Hi, I’m trying out MLJ to do decision tree regression where the inputs are categorical that are either string or ints. Below is the schema of the input (origin and destination are h3 hashes).
┌─────────────┬───────────────────┬────────────────────────────────────┐
│ names │ scitypes │ types │
├─────────────┼───────────────────┼────────────────────────────────────┤
│ dow │ OrderedFactor{7} │ CategoricalValue{Int64, UInt32} │
│ start_month │ OrderedFactor{2} │ CategoricalValue{Int64, UInt32} │
│ start_hour │ OrderedFactor{24} │ CategoricalValue{Int64, UInt32} │
│ origin │ Multiclass{8} │ CategoricalValue{String15, UInt32} │
│ destination │ Multiclass{7} │ CategoricalValue{String15, UInt32} │
└─────────────┴───────────────────┴────────────────────────────────────┘
but when I run evaluate on it evaluate(DecisionTreeRegressor(), X, y)
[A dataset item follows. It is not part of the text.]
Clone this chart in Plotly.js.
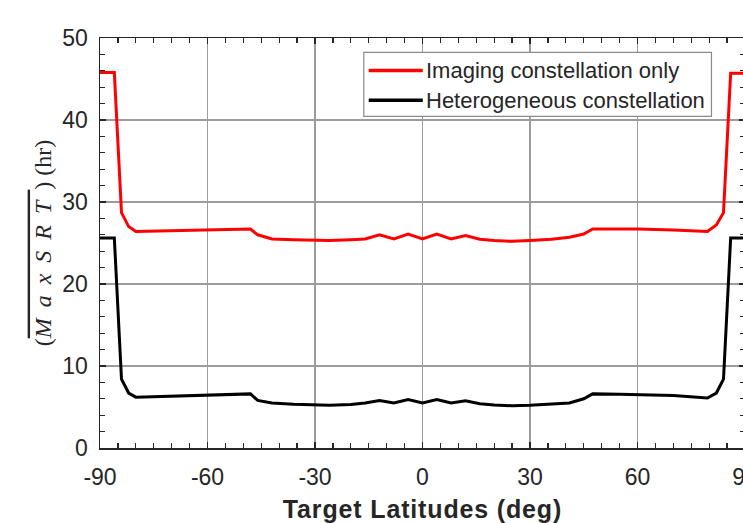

I get the following error:
┌ Error: Problem fitting the machine machine(DecisionTreeRegressor(max_depth = 0, …), …).
└ @ MLJBase C:\Users\test\.julia\packages\MLJBase\fEiP2\src\machines.jl:682
[ Info: Running type checks...
[ Info: Type checks okay.
MethodError: Cannot `convert` an object of type
CategoricalArrays.CategoricalValue{Int64,UInt32{}} to an object of type
CategoricalArrays.CategoricalValue{Union{Int64, String15},UInt32{}}
Closest candidates are:
convert(::Type{T}, ::T) where T
@ Base Base.jl:64
(::Type{T})(::T) where T<:CategoricalArrays.CategoricalValue
@ CategoricalArrays C:\Users\test\.julia\packages\CategoricalArrays\0yLZN\src\value.jl:95
(::Type{CategoricalArrays.CategoricalValue{T, R}} where {T<:Union{AbstractChar, AbstractString, Number}, R<:Integer})(::Any, ::Any)
@ CategoricalArrays C:\Users\test\.julia\packages\CategoricalArrays\0yLZN\src\typedefs.jl:80
It seems that because I have columns that are strings and columns that are Ints, MLJ fuses them into Union{String,Int64}
but for some reason, CategoricalArrays.CategoricalValue{Int64, ...}
cannot be converted to CategoricalArrays.CategoricalValue{Union{Int64,String}, ...}
. In fact, I redid a minimal sample and confirmed the behavior:
julia> convert(CategoricalArrays.CategoricalValue{Union{String,Int64}, UInt32}, X.dow[1])
ERROR: MethodError: Cannot `convert` an object of type
CategoricalArrays.CategoricalValue{Int64,UInt32{}} to an object of type
CategoricalArrays.CategoricalValue{Union{Int64, String},UInt32{}}
Any advice on what should I be doing?
I’m using Julia 1.9.3 and MLJ is version v0.20.1.